Exercise requirements: In this exercise, print only the lines of the records below from the one with "Recreate this image" through the one with "-15.883, -15.895, -15.916]", inclusive. Pictures are not part of the copy.

(Some records)
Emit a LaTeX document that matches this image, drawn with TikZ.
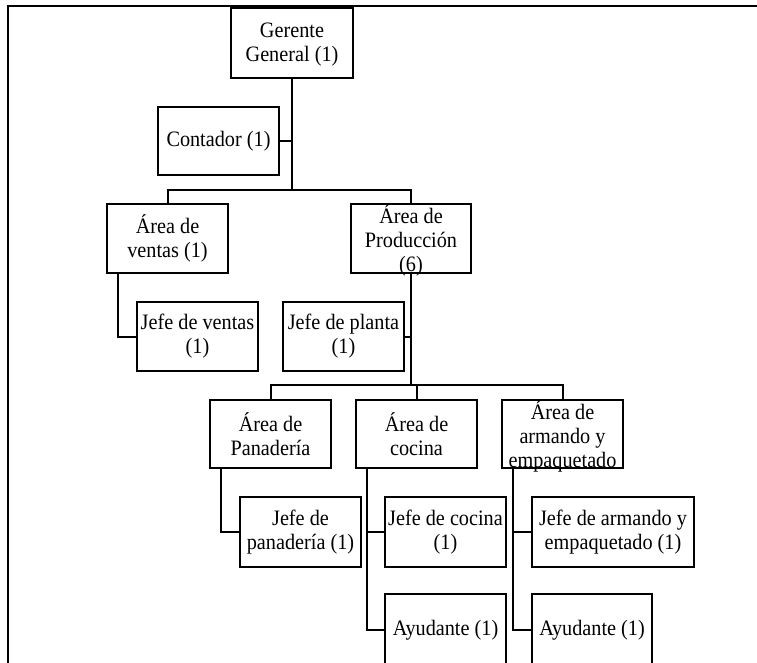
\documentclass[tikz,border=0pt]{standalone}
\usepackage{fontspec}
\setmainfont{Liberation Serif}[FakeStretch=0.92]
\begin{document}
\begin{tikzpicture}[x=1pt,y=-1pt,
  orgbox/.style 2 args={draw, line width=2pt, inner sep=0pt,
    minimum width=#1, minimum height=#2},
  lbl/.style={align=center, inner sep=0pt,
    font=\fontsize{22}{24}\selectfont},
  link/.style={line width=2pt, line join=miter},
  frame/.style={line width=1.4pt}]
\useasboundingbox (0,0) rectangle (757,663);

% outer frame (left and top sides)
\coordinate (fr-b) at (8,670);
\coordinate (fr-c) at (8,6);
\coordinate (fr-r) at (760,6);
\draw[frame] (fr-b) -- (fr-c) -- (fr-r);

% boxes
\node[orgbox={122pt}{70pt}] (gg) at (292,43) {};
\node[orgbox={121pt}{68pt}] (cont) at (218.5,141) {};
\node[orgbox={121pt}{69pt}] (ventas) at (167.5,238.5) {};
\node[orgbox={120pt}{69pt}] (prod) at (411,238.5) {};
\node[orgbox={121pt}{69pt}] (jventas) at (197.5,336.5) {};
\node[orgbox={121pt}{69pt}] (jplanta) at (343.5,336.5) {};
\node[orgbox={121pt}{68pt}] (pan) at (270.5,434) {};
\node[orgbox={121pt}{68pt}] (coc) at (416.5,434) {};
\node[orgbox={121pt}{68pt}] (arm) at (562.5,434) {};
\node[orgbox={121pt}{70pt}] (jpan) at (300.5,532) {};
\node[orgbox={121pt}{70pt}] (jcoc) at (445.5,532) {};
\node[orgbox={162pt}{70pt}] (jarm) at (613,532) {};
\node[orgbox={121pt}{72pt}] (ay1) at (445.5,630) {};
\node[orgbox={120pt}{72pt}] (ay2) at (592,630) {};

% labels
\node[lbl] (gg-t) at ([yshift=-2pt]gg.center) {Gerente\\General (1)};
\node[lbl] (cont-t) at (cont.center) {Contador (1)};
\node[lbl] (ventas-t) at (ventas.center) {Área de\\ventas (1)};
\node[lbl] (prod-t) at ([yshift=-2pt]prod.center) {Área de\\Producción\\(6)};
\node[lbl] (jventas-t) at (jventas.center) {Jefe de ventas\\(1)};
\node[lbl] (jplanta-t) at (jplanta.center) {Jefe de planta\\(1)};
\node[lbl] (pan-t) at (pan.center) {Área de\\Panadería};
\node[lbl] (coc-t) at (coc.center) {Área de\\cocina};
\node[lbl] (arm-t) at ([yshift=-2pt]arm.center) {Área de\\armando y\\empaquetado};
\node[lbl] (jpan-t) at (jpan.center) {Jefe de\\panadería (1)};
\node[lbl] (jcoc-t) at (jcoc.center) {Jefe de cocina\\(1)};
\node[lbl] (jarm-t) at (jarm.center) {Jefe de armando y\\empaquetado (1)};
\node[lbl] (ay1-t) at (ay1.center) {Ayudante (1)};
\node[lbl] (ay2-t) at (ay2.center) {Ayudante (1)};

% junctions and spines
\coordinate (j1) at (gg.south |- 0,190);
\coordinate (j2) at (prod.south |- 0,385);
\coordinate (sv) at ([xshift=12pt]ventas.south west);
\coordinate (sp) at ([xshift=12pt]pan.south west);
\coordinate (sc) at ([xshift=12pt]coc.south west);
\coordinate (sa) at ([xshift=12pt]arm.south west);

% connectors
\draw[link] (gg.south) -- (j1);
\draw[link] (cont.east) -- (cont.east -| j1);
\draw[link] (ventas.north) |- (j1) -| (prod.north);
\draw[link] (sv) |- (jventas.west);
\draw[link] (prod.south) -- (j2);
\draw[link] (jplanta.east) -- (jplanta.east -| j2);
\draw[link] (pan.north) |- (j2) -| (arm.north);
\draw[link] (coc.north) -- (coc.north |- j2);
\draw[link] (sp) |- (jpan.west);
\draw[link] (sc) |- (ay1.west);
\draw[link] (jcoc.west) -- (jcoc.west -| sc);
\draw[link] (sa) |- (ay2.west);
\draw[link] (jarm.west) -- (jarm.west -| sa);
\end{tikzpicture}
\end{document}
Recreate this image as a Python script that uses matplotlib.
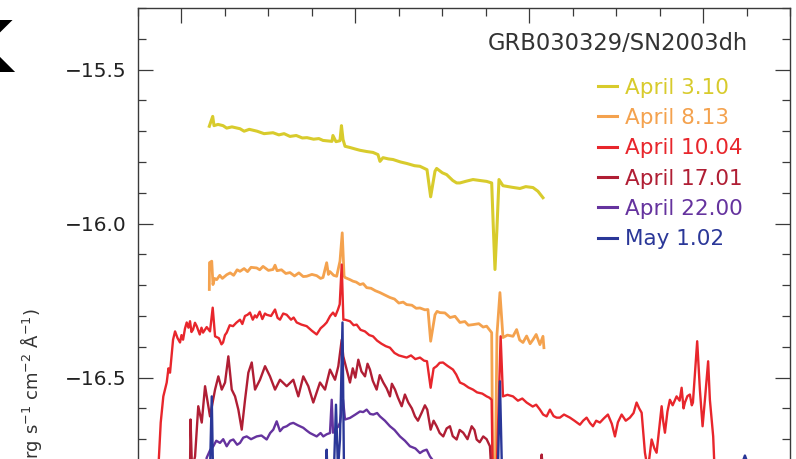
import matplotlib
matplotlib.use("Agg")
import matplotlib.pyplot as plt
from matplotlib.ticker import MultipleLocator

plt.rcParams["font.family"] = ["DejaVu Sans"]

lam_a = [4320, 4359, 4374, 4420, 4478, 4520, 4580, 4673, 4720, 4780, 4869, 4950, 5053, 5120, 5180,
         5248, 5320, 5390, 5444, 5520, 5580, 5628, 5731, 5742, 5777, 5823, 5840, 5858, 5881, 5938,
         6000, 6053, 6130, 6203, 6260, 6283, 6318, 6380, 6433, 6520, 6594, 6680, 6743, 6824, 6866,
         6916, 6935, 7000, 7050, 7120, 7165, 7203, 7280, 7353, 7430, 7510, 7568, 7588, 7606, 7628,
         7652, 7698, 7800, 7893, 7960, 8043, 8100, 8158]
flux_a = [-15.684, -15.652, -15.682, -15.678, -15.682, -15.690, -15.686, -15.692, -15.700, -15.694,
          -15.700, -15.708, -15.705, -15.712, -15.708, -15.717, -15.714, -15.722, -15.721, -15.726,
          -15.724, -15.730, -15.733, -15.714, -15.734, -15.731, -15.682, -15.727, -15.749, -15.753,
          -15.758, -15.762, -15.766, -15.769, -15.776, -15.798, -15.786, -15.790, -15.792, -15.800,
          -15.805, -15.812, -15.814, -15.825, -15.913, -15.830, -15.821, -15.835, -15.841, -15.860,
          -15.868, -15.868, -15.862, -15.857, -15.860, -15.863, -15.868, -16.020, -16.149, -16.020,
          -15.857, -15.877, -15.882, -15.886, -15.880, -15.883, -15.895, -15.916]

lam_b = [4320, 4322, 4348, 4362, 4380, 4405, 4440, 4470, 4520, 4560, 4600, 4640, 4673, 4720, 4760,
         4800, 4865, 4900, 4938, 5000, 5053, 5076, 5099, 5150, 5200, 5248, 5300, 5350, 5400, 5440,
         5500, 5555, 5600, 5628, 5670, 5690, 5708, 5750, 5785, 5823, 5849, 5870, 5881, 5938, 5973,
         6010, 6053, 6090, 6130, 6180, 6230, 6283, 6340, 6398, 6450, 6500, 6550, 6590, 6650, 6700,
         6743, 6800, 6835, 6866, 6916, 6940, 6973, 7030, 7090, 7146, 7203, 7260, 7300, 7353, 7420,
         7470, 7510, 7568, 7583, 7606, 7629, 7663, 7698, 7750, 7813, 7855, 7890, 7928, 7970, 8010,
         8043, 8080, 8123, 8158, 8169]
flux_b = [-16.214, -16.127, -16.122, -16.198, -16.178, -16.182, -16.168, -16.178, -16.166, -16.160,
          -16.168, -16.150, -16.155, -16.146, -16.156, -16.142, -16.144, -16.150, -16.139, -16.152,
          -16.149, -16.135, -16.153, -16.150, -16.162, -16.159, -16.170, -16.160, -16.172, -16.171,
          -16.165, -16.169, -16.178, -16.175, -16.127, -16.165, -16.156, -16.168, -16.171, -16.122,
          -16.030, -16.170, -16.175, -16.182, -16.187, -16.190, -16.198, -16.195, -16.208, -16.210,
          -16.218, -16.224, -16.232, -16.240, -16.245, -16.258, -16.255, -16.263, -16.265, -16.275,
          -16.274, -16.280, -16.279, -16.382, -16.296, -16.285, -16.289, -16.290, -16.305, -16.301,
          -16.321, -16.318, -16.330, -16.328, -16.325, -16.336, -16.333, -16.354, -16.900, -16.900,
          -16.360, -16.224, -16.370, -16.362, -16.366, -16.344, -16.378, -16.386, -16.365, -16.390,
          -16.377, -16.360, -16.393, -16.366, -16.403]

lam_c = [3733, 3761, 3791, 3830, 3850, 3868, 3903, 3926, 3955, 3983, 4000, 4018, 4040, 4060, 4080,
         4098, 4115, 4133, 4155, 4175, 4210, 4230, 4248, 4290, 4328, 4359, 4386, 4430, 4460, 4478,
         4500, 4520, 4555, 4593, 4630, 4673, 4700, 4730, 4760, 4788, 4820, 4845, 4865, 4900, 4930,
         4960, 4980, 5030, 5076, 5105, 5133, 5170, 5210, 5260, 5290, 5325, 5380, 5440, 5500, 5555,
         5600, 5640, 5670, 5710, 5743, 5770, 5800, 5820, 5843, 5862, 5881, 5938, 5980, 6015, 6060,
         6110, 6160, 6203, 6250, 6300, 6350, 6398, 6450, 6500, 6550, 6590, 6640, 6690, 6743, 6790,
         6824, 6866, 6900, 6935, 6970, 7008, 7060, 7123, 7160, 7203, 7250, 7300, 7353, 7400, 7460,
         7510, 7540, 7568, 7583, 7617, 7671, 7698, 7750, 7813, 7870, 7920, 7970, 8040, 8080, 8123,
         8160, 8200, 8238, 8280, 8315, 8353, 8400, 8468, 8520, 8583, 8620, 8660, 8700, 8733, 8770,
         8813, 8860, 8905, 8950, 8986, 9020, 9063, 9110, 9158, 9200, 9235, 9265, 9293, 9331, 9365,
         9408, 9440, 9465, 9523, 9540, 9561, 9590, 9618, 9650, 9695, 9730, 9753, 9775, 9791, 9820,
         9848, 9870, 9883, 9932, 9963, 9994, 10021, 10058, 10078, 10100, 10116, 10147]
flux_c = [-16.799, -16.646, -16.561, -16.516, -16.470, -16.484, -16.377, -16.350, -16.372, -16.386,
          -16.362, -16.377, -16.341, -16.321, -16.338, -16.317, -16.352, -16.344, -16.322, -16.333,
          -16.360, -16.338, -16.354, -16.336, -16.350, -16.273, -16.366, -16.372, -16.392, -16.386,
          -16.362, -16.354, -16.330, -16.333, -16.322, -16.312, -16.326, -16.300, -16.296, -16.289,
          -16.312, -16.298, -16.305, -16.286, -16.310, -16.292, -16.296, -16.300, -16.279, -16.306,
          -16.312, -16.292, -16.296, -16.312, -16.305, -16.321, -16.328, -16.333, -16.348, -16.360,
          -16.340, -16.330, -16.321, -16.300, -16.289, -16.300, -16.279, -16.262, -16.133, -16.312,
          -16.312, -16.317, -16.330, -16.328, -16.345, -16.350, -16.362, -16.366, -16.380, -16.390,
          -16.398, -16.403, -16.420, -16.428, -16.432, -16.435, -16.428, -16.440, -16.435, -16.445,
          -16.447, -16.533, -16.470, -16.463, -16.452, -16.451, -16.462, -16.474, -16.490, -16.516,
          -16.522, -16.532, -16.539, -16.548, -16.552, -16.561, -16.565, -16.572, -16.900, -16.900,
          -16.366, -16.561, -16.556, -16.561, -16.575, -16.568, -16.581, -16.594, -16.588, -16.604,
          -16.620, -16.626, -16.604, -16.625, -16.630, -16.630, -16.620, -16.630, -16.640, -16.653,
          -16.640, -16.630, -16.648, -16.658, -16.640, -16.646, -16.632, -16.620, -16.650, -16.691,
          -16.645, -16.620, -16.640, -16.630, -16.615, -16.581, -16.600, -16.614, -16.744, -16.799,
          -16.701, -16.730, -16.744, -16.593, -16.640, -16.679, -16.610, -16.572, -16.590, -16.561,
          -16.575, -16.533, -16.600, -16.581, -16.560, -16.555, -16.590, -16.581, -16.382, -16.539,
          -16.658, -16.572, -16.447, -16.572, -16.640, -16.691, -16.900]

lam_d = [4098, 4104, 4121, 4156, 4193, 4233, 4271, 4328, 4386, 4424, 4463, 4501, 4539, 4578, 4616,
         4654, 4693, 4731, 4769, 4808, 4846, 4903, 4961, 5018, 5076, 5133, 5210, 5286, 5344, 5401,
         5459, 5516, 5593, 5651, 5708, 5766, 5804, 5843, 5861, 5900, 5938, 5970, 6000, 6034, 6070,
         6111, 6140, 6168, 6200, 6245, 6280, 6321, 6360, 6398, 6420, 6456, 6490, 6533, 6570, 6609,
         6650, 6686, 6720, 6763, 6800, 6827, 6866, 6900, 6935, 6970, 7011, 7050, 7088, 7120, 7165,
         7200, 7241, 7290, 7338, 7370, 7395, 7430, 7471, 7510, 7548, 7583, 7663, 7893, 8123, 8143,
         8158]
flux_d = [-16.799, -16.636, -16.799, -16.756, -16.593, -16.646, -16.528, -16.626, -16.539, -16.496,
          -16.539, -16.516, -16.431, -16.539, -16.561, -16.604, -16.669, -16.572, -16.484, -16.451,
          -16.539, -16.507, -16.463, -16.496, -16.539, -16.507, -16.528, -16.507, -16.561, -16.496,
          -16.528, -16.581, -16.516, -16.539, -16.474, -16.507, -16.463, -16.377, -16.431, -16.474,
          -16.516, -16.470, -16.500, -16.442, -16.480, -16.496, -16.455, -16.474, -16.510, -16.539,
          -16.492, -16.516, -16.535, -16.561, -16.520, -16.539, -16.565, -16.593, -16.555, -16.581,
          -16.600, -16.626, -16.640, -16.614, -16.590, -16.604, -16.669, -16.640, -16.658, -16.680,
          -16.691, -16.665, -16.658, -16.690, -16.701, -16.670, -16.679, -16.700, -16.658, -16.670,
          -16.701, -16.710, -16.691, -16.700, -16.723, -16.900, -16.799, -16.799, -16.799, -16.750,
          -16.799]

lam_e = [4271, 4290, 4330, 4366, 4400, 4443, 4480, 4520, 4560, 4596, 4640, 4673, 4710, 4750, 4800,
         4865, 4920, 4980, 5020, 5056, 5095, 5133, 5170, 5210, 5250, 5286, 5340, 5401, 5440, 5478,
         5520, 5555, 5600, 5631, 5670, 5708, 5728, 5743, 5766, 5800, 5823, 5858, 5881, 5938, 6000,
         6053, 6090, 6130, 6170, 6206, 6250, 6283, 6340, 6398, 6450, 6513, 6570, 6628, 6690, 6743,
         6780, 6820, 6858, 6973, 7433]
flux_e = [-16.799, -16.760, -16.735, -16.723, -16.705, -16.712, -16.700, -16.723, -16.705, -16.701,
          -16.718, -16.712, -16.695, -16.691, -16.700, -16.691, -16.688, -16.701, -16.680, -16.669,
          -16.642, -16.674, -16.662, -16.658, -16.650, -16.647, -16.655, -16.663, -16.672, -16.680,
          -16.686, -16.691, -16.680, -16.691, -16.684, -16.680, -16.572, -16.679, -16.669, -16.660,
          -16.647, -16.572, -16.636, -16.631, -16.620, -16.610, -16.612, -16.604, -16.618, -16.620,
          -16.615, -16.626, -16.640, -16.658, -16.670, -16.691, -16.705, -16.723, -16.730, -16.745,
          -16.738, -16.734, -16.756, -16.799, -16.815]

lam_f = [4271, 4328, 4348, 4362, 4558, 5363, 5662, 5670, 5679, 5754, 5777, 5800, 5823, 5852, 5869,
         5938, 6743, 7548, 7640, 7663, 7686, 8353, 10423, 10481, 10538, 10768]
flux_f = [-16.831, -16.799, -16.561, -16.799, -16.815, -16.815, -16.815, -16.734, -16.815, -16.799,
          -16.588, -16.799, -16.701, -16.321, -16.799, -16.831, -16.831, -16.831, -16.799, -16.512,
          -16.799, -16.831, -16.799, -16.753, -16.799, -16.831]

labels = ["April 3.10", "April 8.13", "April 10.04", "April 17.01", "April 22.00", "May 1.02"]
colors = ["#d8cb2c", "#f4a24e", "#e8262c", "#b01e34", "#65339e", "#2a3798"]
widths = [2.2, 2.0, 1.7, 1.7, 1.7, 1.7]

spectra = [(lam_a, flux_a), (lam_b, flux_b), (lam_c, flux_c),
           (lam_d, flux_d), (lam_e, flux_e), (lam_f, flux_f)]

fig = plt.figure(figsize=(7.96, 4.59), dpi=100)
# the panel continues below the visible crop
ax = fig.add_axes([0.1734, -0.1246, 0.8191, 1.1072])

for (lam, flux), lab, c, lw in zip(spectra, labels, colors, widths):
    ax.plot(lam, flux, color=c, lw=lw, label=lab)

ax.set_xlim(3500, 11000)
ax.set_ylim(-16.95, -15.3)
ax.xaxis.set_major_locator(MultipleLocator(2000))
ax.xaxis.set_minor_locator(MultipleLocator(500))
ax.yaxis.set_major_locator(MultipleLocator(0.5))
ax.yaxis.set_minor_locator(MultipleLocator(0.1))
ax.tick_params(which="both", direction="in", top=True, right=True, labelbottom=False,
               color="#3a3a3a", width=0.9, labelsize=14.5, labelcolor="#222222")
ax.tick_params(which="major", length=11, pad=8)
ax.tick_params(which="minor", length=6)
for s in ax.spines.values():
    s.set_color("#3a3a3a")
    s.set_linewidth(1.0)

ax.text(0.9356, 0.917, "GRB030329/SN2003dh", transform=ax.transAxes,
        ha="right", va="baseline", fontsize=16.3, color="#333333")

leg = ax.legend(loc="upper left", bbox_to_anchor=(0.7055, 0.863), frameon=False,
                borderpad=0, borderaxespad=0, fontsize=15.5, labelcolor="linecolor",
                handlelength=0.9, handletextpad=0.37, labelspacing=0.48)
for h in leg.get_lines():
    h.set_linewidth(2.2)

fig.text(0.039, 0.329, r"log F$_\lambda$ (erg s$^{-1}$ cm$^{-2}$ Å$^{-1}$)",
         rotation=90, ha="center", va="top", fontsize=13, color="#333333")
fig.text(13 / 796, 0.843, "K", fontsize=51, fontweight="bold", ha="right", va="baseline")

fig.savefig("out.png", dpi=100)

Right answer:
Recreate this image as a Python script that uses matplotlib.
import matplotlib
matplotlib.use("Agg")
import matplotlib.pyplot as plt
from matplotlib.ticker import MultipleLocator

plt.rcParams["font.family"] = ["DejaVu Sans"]

lam_a = [4320, 4359, 4374, 4420, 4478, 4520, 4580, 4673, 4720, 4780, 4869, 4950, 5053, 5120, 5180,
         5248, 5320, 5390, 5444, 5520, 5580, 5628, 5731, 5742, 5777, 5823, 5840, 5858, 5881, 5938,
         6000, 6053, 6130, 6203, 6260, 6283, 6318, 6380, 6433, 6520, 6594, 6680, 6743, 6824, 6866,
         6916, 6935, 7000, 7050, 7120, 7165, 7203, 7280, 7353, 7430, 7510, 7568, 7588, 7606, 7628,
         7652, 7698, 7800, 7893, 7960, 8043, 8100, 8158]
flux_a = [-15.684, -15.652, -15.682, -15.678, -15.682, -15.690, -15.686, -15.692, -15.700, -15.694,
          -15.700, -15.708, -15.705, -15.712, -15.708, -15.717, -15.714, -15.722, -15.721, -15.726,
          -15.724, -15.730, -15.733, -15.714, -15.734, -15.731, -15.682, -15.727, -15.749, -15.753,
          -15.758, -15.762, -15.766, -15.769, -15.776, -15.798, -15.786, -15.790, -15.792, -15.800,
          -15.805, -15.812, -15.814, -15.825, -15.913, -15.830, -15.821, -15.835, -15.841, -15.860,
          -15.868, -15.868, -15.862, -15.857, -15.860, -15.863, -15.868, -16.020, -16.149, -16.020,
          -15.857, -15.877, -15.882, -15.886, -15.880, -15.883, -15.895, -15.916]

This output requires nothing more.